PRESTWICK: IT’S, ER, A NEW BROOM…

Heaven help Prestwick Airport when new chief executive Richard Jenner comes to blow out the candles on his birthday cake.

Mr Jenner [pictured], an aviation specialist who spent a year as the airport’s general manager in the mid-1990s, took over as interim chief from Iain Cochrane earlier this month.

Both Cochrane and chief commercial officer Graeme Sweenie, left the business as part of a bid to revive the fortunes of the struggling government-owned airport.

Mr Jenner has been round the tracks – and how. “Veteran” hardly covers it.

He was at university back in 1963-66. He has held numerous posts, both with airports and with local authorities. One of his longest stints was 12 years as chief executive of Kilmarnock and Loudon District Council - starting his duties in 1983.

The district council was abolished 20 years ago. Only locals of a certain age can remember its existence.

It recalls the era of Strathclyde Regional Council and the hard grinding years of small municipal government. Indeed, it was an era when people could still fondly remember Kilmarnock Cross. Today the crest, honours and regalia of Kilmarnock and Loudon District are submerged within East Ayrshire Council.
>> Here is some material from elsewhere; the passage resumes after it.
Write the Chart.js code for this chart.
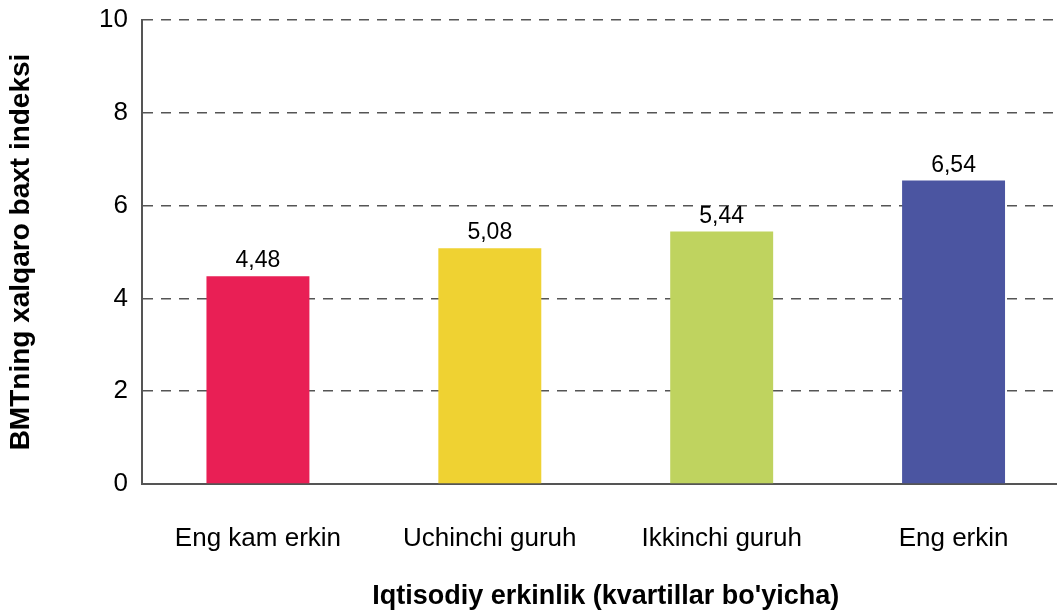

Quite how such a stint banging the council gavel will help Mr Jenner overcome all the problems at Glasgow Prestwick Airport is a mystery.

But his CV does include three years as MD at both Humberside International Airport and Norwich International Airport.

His appointment is described as “interim”, though there may not be a long queue forming of permanent candidates for the loss-making airport.

Glasgow Airport chairman Andrew Miller says it “has faced many challenges over a number of years”.

“But it looks”, he added, “to strengthen existing relationships and develop new commercial links with the Ayrshire and wider Scottish business community in the coming months.”

It’s not a confidence widely shared.

Audit Scotland has said Scottish government plans to sell Prestwick Airport back to the private sector could take “some years” to be achieved. The SNP administration has so far committed to provide £25.2m in loan funding to the airport, the most exciting development this year being the arrivals of Donald Trump in his unambiguously branded plane.

Audit Scotland said it could take almost a decade before Prestwick would be able to start repaying the money. It added that the business case for the deal was based on “optimistic” passenger numbers and reckoned that latest estimates had put the required total funding up to 2021-22 at £39.6 million.

Meanwhile Tom Marshall, who represents North Ayrshire Council on Glasgow Airport’s consultative body, has publicly argued that the airport’s problems are so daunting that it should close.

He suggested that the loss of half of Ryanair’s operations and Whizz Air to Glasgow Airport demonstrated that the airport was ‘bleeding flights’. Glasgow airport, he added, could absorb all of Prestwick’s current routes with the addition of just four new members of staff.

Pressed on a radio programme on whether he felt the airport should close, Cllr Marshall said: “Yes”. A pity he was not asked on whether the glory years of Kilmarnock and District Council could be re-called.